When the democratic opposition leader and former political prisoner Mohamed Nasheed assumed the presidency slightly over three years ago, he was faced with the difficult task of repairing the country's damaged social fabric from decades of misrule. While luxury resorts had mushroomed on many of the Maldives' remote islands, most of the population suffered in poverty. Indeed, Gayoom's legacy is one of shattered communities, destitution, crime and widespread drug abuse.
Despite their best efforts, Nasheed and his democratic allies were hampered by a court system still dominated by corrupt judges handpicked by the former dictator as well as violent protests by Islamists angered at the democratic government's moderate social policies. Meanwhile, despite struggles at home, Nasheed took global leadership inpushing for concrete international action on climate change, through which rising sea levels threaten his nation's very existence.

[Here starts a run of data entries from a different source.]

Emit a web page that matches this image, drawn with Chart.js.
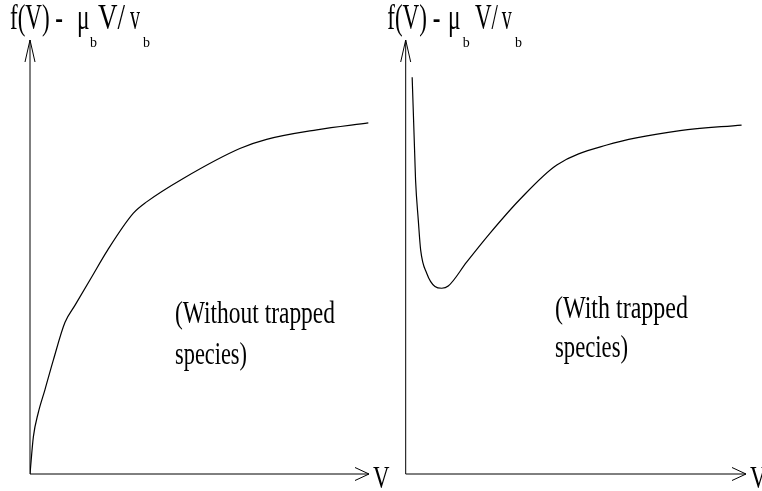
<!DOCTYPE html>
<html>
<head>
<meta charset="utf-8">
<script src="https://cdn.jsdelivr.net/npm/chart.js@4"></script>
<style>
html,body{margin:0;padding:0;background:#fff;}
#wrap{position:relative;width:762px;height:491px;overflow:hidden;}
canvas{position:absolute;top:0;}
</style>
</head>
<body>
<div id="wrap">
<canvas id="c1" width="400" height="491" style="left:0"></canvas>
<canvas id="c2" width="381" height="491" style="left:381px"></canvas>
</div>
<script>
// ---- data (schematic units, V and f on 0..10) ----
const leftV  = [0, 0.10, 0.24, 0.44, 0.69, 1.03, 1.33, 1.82, 2.29, 3.05, 3.44, 4.52, 6.19, 6.98, 8.46, 9.98];
const leftF  = [0, 0.86, 1.40, 1.94, 2.63, 3.49, 3.89, 4.54, 5.16, 6.01, 6.27, 6.81, 7.50, 7.71, 7.93, 8.09];
const rightV = [0.19, 0.27, 0.29, 0.37, 0.44, 0.62, 0.86, 1.06, 1.25, 1.79, 2.48, 3.36, 4.44, 5.91, 8.06, 9.87];
const rightF = [9.14, 7.24, 6.77, 5.85, 5.16, 4.62, 4.32, 4.28, 4.33, 4.88, 5.55, 6.33, 7.12, 7.58, 7.91, 8.04];
const yAxisTitle = ["f(V) -", "\u03BC", "b", "V/", "v", "b"];
const xAxisTitle = "V";
const leftNote  = ["(Without trapped", "species)"];
const rightNote = ["(With trapped", "species)"];

const FONT = '"Liberation Serif", "Times New Roman", serif';

function drawT(ctx, text, x, y, size, sx) {
  ctx.save();
  ctx.font = size + 'px ' + FONT;
  ctx.textBaseline = 'alphabetic';
  ctx.textAlign = 'left';
  ctx.fillStyle = '#000';
  ctx.translate(x, y);
  ctx.scale(sx, 1);
  ctx.fillText(text, 0, 0);
  ctx.restore();
}
function fitT(ctx, text, x, y, size, w) {
  ctx.save();
  ctx.font = size + 'px ' + FONT;
  const nat = ctx.measureText(text).width;
  ctx.restore();
  drawT(ctx, text, x, y, size, w / nat);
}

function makePlugin(cfg) {
  return {
    id: 'schematic',
    afterDatasetsDraw(chart) {
      const ctx = chart.ctx;
      const xs = chart.scales.x, ys = chart.scales.y;
      const x0 = xs.getPixelForValue(0), x1 = xs.getPixelForValue(10);
      const y0 = ys.getPixelForValue(0), y1 = ys.getPixelForValue(10);
      ctx.save();
      ctx.strokeStyle = '#000';
      ctx.lineWidth = 1;
      ctx.beginPath();
      // y axis + arrow
      ctx.moveTo(x0, y0); ctx.lineTo(x0, y1);
      ctx.moveTo(x0 - 5, y1 + 22); ctx.lineTo(x0, y1); ctx.lineTo(x0 + 5, y1 + 22);
      // x axis + arrow
      ctx.moveTo(x0, y0); ctx.lineTo(x1, y0);
      ctx.moveTo(x1 - 14, y0 - 6.5); ctx.lineTo(x1, y0); ctx.lineTo(x1 - 14, y0 + 6.5);
      ctx.stroke();
      ctx.restore();
      // y axis title pieces
      const t = cfg.title;
      fitT(ctx, yAxisTitle[0], x0 + t[0], 28.5, 35, 53);
      fitT(ctx, yAxisTitle[1], x0 + t[1], 28.5, 35, 12.5);
      fitT(ctx, yAxisTitle[2], x0 + t[2], 47, 15, 7);
      fitT(ctx, yAxisTitle[3], x0 + t[3], 28.5, 35, t[6]);
      fitT(ctx, yAxisTitle[4], x0 + t[4], 28.5, 35, 10);
      fitT(ctx, yAxisTitle[5], x0 + t[5], 47, 15, 7);
      // x axis title
      fitT(ctx, xAxisTitle, x1 + 4, 488, 32, 16.5);
      // notes
      const n = cfg.note;
      fitT(ctx, n.lines[0], n.x, n.b1, 31, n.w1);
      fitT(ctx, n.lines[1], n.x, n.b2, 31, n.w2);
    }
  };
}

function makeChart(id, vs, fs, pad, cfg) {
  const pts = vs.map((v, i) => ({x: v, y: fs[i]}));
  return new Chart(document.getElementById(id), {
    type: 'line',
    data: { datasets: [{ data: pts, borderColor: '#000', borderWidth: 1.2,
      pointRadius: 0, fill: false, cubicInterpolationMode: 'monotone' }] },
    options: {
      responsive: false, animation: false, devicePixelRatio: 1,
      layout: { padding: pad },
      plugins: { legend: { display: false }, tooltip: { enabled: false } },
      scales: {
        x: { type: 'linear', min: 0, max: 10, display: false },
        y: { type: 'linear', min: 0, max: 10, display: false }
      }
    },
    plugins: [makePlugin(cfg)]
  });
}

makeChart('c1', leftV, leftF, {left: 30, top: 40, right: 31, bottom: 17}, {
  title: [-20, 47, 60, 68, 100, 113, 27],
  note: {lines: leftNote, x: 175, b1: 323, b2: 364, w1: 160, w2: 72}
});
makeChart('c2', rightV, rightF, {left: 24.7, top: 40, right: 16, bottom: 17}, {
  title: [-18.4, 42.3, 57, 69.3, 96, 109.3, 23],
  note: {lines: rightNote, x: 174, b1: 318, b2: 357, w1: 133, w2: 73}
});
</script>
</body>
</html>
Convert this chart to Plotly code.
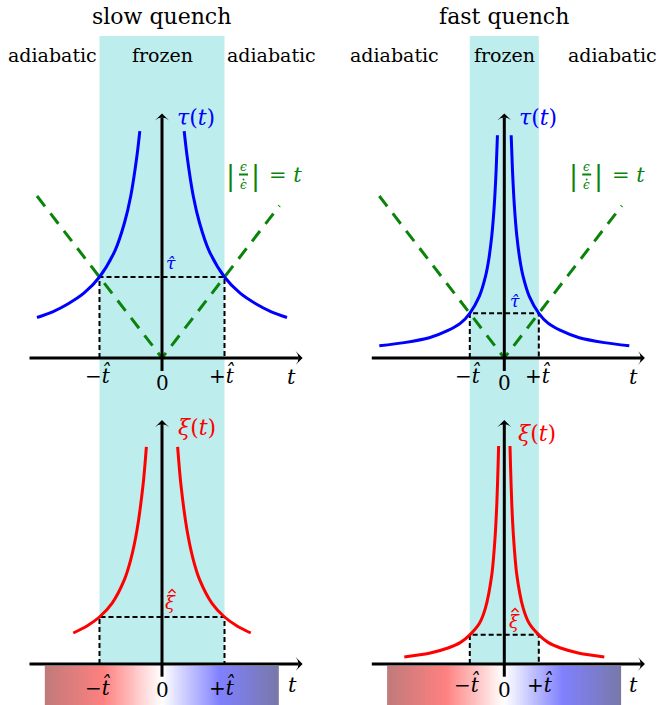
import numpy as np
import plotly.graph_objects as go

W, H = 661, 705

# ---------------- data (t in units of slow t-hat) ----------------
t_hat = {"slow": 1.0, "fast": 0.552}
tau_hat = {"slow": 1.0, "fast": 0.552}
xi_hat = {"slow": 1.0, "fast": 0.62}

tau_slow_t = [0.355, 0.4, 0.5, 0.6, 0.75, 1.0, 1.25, 1.5, 1.75, 2.0]
tau_slow_v = [2.80, 2.50, 2.00, 1.67, 1.33, 1.00, 0.80, 0.67, 0.57, 0.50]
tau_fast_t = [0.11, 0.13, 0.16, 0.2, 0.25, 0.3, 0.4, 0.552, 0.7, 0.9, 1.2, 1.6, 2.0]
tau_fast_v = [2.75, 2.33, 1.89, 1.51, 1.21, 1.01, 0.76, 0.552, 0.43, 0.34, 0.25, 0.19, 0.15]
xi_slow_t = [0.25, 0.3, 0.4, 0.5, 0.6, 0.8, 1.0, 1.2, 1.42]
xi_slow_v = [4.62, 3.85, 2.85, 2.22, 1.80, 1.29, 1.00, 0.81, 0.66]
xi_fast_t = [0.091, 0.1, 0.12, 0.15, 0.2, 0.3, 0.4, 0.552, 0.7, 0.9, 1.2, 1.6]
xi_fast_v = [4.64, 4.2, 3.4, 2.65, 1.9, 1.2, 0.86, 0.62, 0.46, 0.34, 0.23, 0.15]
green_t = [-2.0, 0.0, 1.88]
green_v = [2.0, 0.0, 1.88]

# axis extents (schematic)
t_axis = [-2.12, 2.25]
top_vaxis = [-0.16, 3.02]
bot_vaxis = [-0.27, 5.19]
cbar_t = [-1.875, 1.875]
cbar_colors = [[0.0, "rgb(192,122,122)"], [0.25, "rgb(255,128,128)"], [0.5, "rgb(255,255,255)"],
               [0.75, "rgb(128,128,255)"], [1.0, "rgb(120,120,168)"]]

# ---------------- layout geometry (pixels) ----------------
PX_T, PX_TAU, PX_XI = 62.5, 81.0, 47.0
X0 = {"slow": 162.0, "fast": 504.3}
Y0_TOP, Y0_BOT = 358.0, 664.0
SPLIT_X, SPLIT_Y = 330.0, 400.0

BLUE, RED, GREEN = "#0000ff", "#ff0000", "#0a830a"
BAND = "rgb(190,237,237)"
FONT = "DejaVu Serif"

fig = go.Figure()

axes = {
    ("slow", "top"): ("x", "y"),
    ("fast", "top"): ("x2", "y2"),
    ("slow", "bot"): ("x3", "y3"),
    ("fast", "bot"): ("x4", "y4"),
}


def P(x, y):
    return x / W, 1 - y / H


def mirror(ts, vs):
    xs = [-t for t in ts[::-1]]
    ys = list(vs[::-1])
    return xs, ys


def add_line(xs, ys, ax, color, width, dash=None, shape="linear"):
    xa, ya = ax
    fig.add_trace(go.Scatter(x=xs, y=ys, mode="lines", xaxis=xa, yaxis=ya,
                             line=dict(color=color, width=width, dash=dash, shape=shape, smoothing=0.8),
                             hoverinfo="skip", showlegend=False))


def add_arrow(xs, ys, ax):
    xa, ya = ax
    fig.add_trace(go.Scatter(x=xs, y=ys, mode="lines+markers", xaxis=xa, yaxis=ya,
                             line=dict(color="black", width=3),
                             marker=dict(symbol=["circle", "arrow-wide"], size=[0, 10], angleref="previous",
                                         color="black", opacity=1, line=dict(width=0, color="black")),
                             hoverinfo="skip", showlegend=False))


# colour bars below bottom axes
N = 240
edges = np.linspace(cbar_t[0], cbar_t[1], N + 1)
mids = (edges[:-1] + edges[1:]) / 2
for q in ["slow", "fast"]:
    xa, ya = axes[(q, "bot")]
    fig.add_trace(go.Heatmap(x=edges, y=[-0.04, -0.95], z=[mids], colorscale=cbar_colors,
                             zmin=cbar_t[0], zmax=cbar_t[1], showscale=False, xaxis=xa, yaxis=ya,
                             hoverinfo="skip"))

curves = {
    ("slow", "top"): (tau_slow_t, tau_slow_v, BLUE, tau_hat["slow"]),
    ("fast", "top"): (tau_fast_t, tau_fast_v, BLUE, tau_hat["fast"]),
    ("slow", "bot"): (xi_slow_t, xi_slow_v, RED, xi_hat["slow"]),
    ("fast", "bot"): (xi_fast_t, xi_fast_v, RED, xi_hat["fast"]),
}

for (q, row), (ts, vs, col, yh) in curves.items():
    ax = axes[(q, row)]
    th = t_hat[q]
    # dashed box
    add_line([-th, -th, th, th], [0, yh, yh, 0], ax, "black", 2, dash="5px,3px")
    if row == "top":
        add_line(green_t, green_v, ax, GREEN, 3, dash="13px,9px")
    # curve branches
    xl, yl = mirror(ts, vs)
    add_line(xl, yl, ax, col, 3, shape="spline")
    add_line(list(ts), list(vs), ax, col, 3, shape="spline")
    # axes
    add_arrow(t_axis, [0, 0], ax)
    add_arrow([0, 0], top_vaxis if row == "top" else bot_vaxis, ax)

# frozen bands
shapes = []
for q, xa in [("slow", "x"), ("fast", "x2")]:
    shapes.append(dict(type="rect", xref=xa, yref="paper", x0=-t_hat[q], x1=t_hat[q],
                       y0=1 - Y0_BOT / H, y1=1 - 36 / H, fillcolor=BAND, line=dict(width=0), layer="below"))

# fraction bars and dots of |eps/eps_dot|
for fx in [243.5, 586.7]:
    x0p, y0p = P(fx - 4.5, 174.5)
    x1p, _ = P(fx + 4.5, 174.5)
    shapes.append(dict(type="line", xref="paper", yref="paper", x0=x0p, x1=x1p, y0=y0p, y1=y0p,
                       line=dict(color=GREEN, width=2)))
    dx0, dy0 = P(fx - 0.9, 178.6)
    dx1, dy1 = P(fx + 0.9, 180.4)
    shapes.append(dict(type="circle", xref="paper", yref="paper", x0=dx0, x1=dx1, y0=dy1, y1=dy0,
                       fillcolor=GREEN, line=dict(width=0)))


# circumflex accents over xi
def hat_path(cx, top):
    a = P(cx - 3.5, top + 3.5)
    b = P(cx, top)
    c = P(cx + 3.5, top + 3.5)
    return "M {} {} L {} {} L {} {}".format(a[0], a[1], b[0], b[1], c[0], c[1])


for (hx, ht) in [(172, 589.5), (515, 608.5)]:
    shapes.append(dict(type="path", xref="paper", yref="paper", path=hat_path(hx, ht),
                       line=dict(color=RED, width=1.3)))

ann = []


def T(text, x, y, size, color="black"):
    px, py = P(x, y)
    ann.append(dict(text=text, x=px, y=py, xref="paper", yref="paper", showarrow=False,
                    xanchor="center", yanchor="middle", font=dict(family=FONT, size=size, color=color)))


# titles & regimes
T("slow quench", 161, 16, 22)
T("fast quench", 504, 16, 22)
T("adiabatic", 52, 55, 19)
T("frozen", 162, 55, 19)
T("adiabatic", 271, 55, 19)
T("adiabatic", 394, 55, 19)
T("frozen", 504, 55, 19)
T("adiabatic", 612, 55, 19)

# top panel labels
T("<i>τ</i>(<i>t</i>)", 196, 117, 22, BLUE)
T("<i>τ</i>(<i>t</i>)", 538, 117, 22, BLUE)
T("<i>τ̂</i>", 171, 263, 17, BLUE)
T("<i>τ̂</i>", 515, 301, 17, BLUE)
for off in [0.0, 343.0]:
    T("|", 230.7 + off, 176, 27, GREEN)
    T("|", 255.0 + off, 176, 27, GREEN)
    T("<i>ϵ</i>", 243.5 + off, 167, 12, GREEN)
    T("<i>ϵ</i>", 243.5 + off, 185, 12, GREEN)
    T("= <i>t</i>", 285.5 + off, 175, 21, GREEN)

# bottom panel labels
T("<i>ξ</i>(<i>t</i>)", 197, 427, 22, RED)
T("<i>ξ</i>(<i>t</i>)", 537, 433, 22, RED)
T("<i>ξ</i>", 171, 602, 18, RED)
T("<i>ξ</i>", 514, 621, 18, RED)

# tick labels
ticks = [
    (98, 375, 222, 375, 162, 383, 291, 377),
    (468, 375, 538, 375, 504, 383, 633, 377),
    (98, 687, 222, 687, 162, 690, 292, 685),
    (467, 684, 540, 684, 504, 690, 633, 685),
]
for (mx, my, px_, py_, zx, zy, tx, ty) in ticks:
    T("−<i>t̂</i>", mx, my, 20)
    T("+<i>t̂</i>", px_, py_, 20)
    T("0", zx, zy, 20)
    T("<i>t</i>", tx, ty, 21)

layout = dict(width=W, height=H, margin=dict(l=0, r=0, t=0, b=0), paper_bgcolor="white",
              plot_bgcolor="rgba(0,0,0,0)", shapes=shapes, annotations=ann, showlegend=False)


def xrange_for(q, lo, hi):
    return [(lo - X0[q]) / PX_T, (hi - X0[q]) / PX_T]


specs = {
    "xaxis": dict(domain=[0, SPLIT_X / W], range=xrange_for("slow", 0, SPLIT_X)),
    "xaxis2": dict(domain=[SPLIT_X / W, 1], range=xrange_for("fast", SPLIT_X, W)),
    "xaxis3": dict(domain=[0, SPLIT_X / W], range=xrange_for("slow", 0, SPLIT_X)),
    "xaxis4": dict(domain=[SPLIT_X / W, 1], range=xrange_for("fast", SPLIT_X, W)),
    "yaxis": dict(domain=[1 - SPLIT_Y / H, 1], range=[(Y0_TOP - SPLIT_Y) / PX_TAU, Y0_TOP / PX_TAU]),
    "yaxis2": dict(domain=[1 - SPLIT_Y / H, 1], range=[(Y0_TOP - SPLIT_Y) / PX_TAU, Y0_TOP / PX_TAU]),
    "yaxis3": dict(domain=[0, 1 - SPLIT_Y / H], range=[(Y0_BOT - H) / PX_XI, (Y0_BOT - SPLIT_Y) / PX_XI]),
    "yaxis4": dict(domain=[0, 1 - SPLIT_Y / H], range=[(Y0_BOT - H) / PX_XI, (Y0_BOT - SPLIT_Y) / PX_XI]),
}
for k, v in specs.items():
    v.update(visible=False, fixedrange=True)
    if k.startswith("yaxis"):
        v["anchor"] = "x" + k[5:]
    else:
        v["anchor"] = "y" + k[5:]
    layout[k] = v

fig.update_layout(**layout)
fig.write_html("out.html")
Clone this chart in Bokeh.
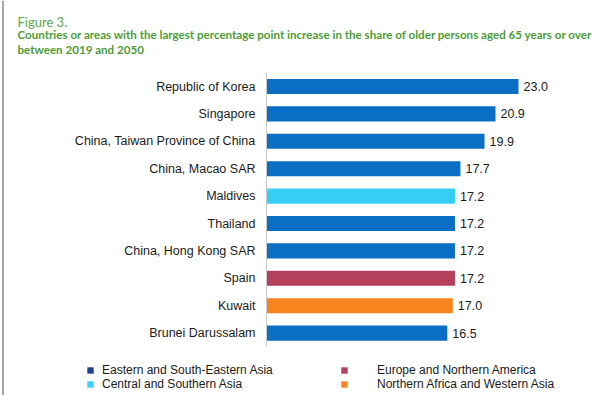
from bokeh.plotting import figure
from bokeh.models import ColumnDataSource, Legend, LegendItem, Label, Range1d, Span
from bokeh.core.properties import value
from bokeh.embed import file_html
from bokeh.resources import INLINE

# ---------------- data ----------------
categories = [
    "Republic of Korea", "Singapore", "China, Taiwan Province of China",
    "China, Macao SAR", "Maldives", "Thailand", "China, Hong Kong SAR",
    "Spain", "Kuwait", "Brunei Darussalam",
]
values = [23.0, 20.9, 19.9, 17.7, 17.2, 17.2, 17.2, 17.2, 17.0, 16.5]
ESEA = "Eastern and South-Eastern Asia"
CSA = "Central and Southern Asia"
ENA = "Europe and Northern America"
NAWA = "Northern Africa and Western Asia"
regions = [ESEA, ESEA, ESEA, ESEA, CSA, ESEA, ESEA, ENA, NAWA, ESEA]
legend_col1 = [ESEA, CSA]
legend_col2 = [ENA, NAWA]
bar_colors = {ESEA: "#0a6ec4", CSA: "#35cff5", ENA: "#b4405c", NAWA: "#f7841f"}
legend_colors = {ESEA: "#1f3f8f", CSA: "#3dcff5", ENA: "#b4405c", NAWA: "#f7841f"}
fig_label = "Figure 3."
subtitle_lines = [
    "Countries or areas with the largest percentage point increase in the share of older persons aged 65 years or over",
    "between 2019 and 2050",
]

# ---------------- layout ----------------
W, H = 603, 395
k = 252 / 23.0          # px per percentage point
zero_px = 266           # canvas x of value 0
slot = 27.4             # px per category
first_px = 86           # canvas y of first category centre

idx = list(range(len(categories)))
src = ColumnDataSource(dict(
    y=idx, v=values, cat=categories,
    lab=[f"{v:.1f}" for v in values],
    col=[bar_colors[r] for r in regions],
))

p = figure(width=W, height=H, output_backend="svg", toolbar_location=None,
           x_range=Range1d(-zero_px / k, (W - zero_px) / k),
           y_range=Range1d((H - first_px) / slot, -first_px / slot),
           x_axis_location=None, y_axis_location=None, min_border=0)
p.grid.visible = False
p.outline_line_color = None
p.background_fill_color = "white"
p.border_fill_color = "white"

# page frame line on the left
p.add_layout(Span(location=(2.5 - zero_px) / k, dimension="height",
                  line_color="#8a8a8a", line_width=1.5))

p.hbar(y="y", left=0, right="v", height=0.55, fill_color="col",
       line_color=None, source=src)

# axis line
p.segment(x0=[0], y0=[-0.5], x1=[0], y1=[len(categories) - 0.5],
          line_color="#c9c9c9", line_width=1)

font = value("Liberation Sans")
p.text(x=0, y="y", text="cat", source=src, x_offset=-11,
       text_align="right", text_baseline="middle", text_font=font,
       text_font_size="12.5px", text_color="#1a1a1a")
p.text(x="v", y="y", text="lab", source=src, x_offset=5,
       text_align="left", text_baseline="middle", text_font=font,
       text_font_size="12.5px", text_color="#1a1a1a")

# titles
p.add_layout(Label(x=17, y=H - 21, x_units="screen", y_units="screen",
                   text=fig_label, text_font="Lato",
                   text_font_size="13px", text_color="#5ea64a",
                   text_baseline="alphabetic"))
for i, line in enumerate(subtitle_lines):
    p.add_layout(Label(x=17, y=H - 34 - 15 * i, x_units="screen", y_units="screen",
                       text=line, text_font="Lato",
                       text_font_style="bold", text_font_size="11.6px",
                       text_color="#4e9c38", text_baseline="alphabetic"))

# legends
nan = float("nan")
def make_legend(names, x, standoff):
    items = []
    for n in names:
        r = p.hbar(y=[nan], right=[nan], height=0.5, fill_color=legend_colors[n],
                   line_color=None)
        items.append(LegendItem(label=n, renderers=[r]))
    lg = Legend(items=items, location=(x, 4.5), padding=0, margin=0,
                spacing=0, glyph_width=8, glyph_height=8, label_height=8,
                label_standoff=standoff, border_line_color=None,
                background_fill_alpha=0, label_text_font="Liberation Sans",
                label_text_font_size="12px", label_text_color="#1a1a1a")
    p.add_layout(lg)

make_legend(legend_col1, 86, 8)
make_legend(legend_col2, 340, 29)

open("out.html", "w").write(file_html(p, INLINE))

Nasheed's increasingly bold and popular efforts against the vestiges of the Gayoom dictatorship, however, threatened powerful interests. On February 7, police and other security forces with links to the old regime, in alliance with Vice-President Mohammed Waheed,forced President Nasheed to sign a letter of resignation. Subsequent evidence leaves little doubt that Nasheed was accurate in describing it as a coup d'etat.
Much to the dismay of the pro-democracy forces, the U.S. State Department initially recognized the sworn-in vice president as representing the legitimate government, though the Obama administration soon backed away from its recognition in the wake of a public outcry, particularly as evidence of the actual circumstances of Nasheed's departure became apparent.
Since the coup,pro-democracy demonstrators have once again taken to the streets as they had under Gayoom's rule. Once again, they are being met with brutal repression. In the face of growing protests, the junta has invited Nasheed and his party to join the new government as a junior partner in a coalition dominated by Waheed and supporters of the former dictatorship.
The United States has been pressuring the ousted president to accept the junta's offer. However, Nasheed -- confident that the majority of Maldivians support democracy and will return him to office -- has instead called for early elections as the only means of stabilizing the country.
The United States and much of the international community has understandably been focused on the repression and increasingly violent conflict in Syria. However, attention also needs to be given to the Muslim people of this Asian nation, whose nonviolent struggle for freedom foreshadowed the Arab Spring and whose democratic emergence is now in serious jeopardy.
Popular unarmed civil insurrections have toppled scores of dictatorships over the past three decades, from the Philippines to Poland, from Chile to Serbia, from Mali to the Maldives, and more recently in Tunisia, Egypt and Yemen. These successes have demonstrated that democracy has the best chance of success if the leadership and initiative comes from within, not through “regime change” from the outside. However, while the United States and other major powers which espouse democracy don't have the power to launch such pro-democracy revolutions, the least they can do is avoid undermining them.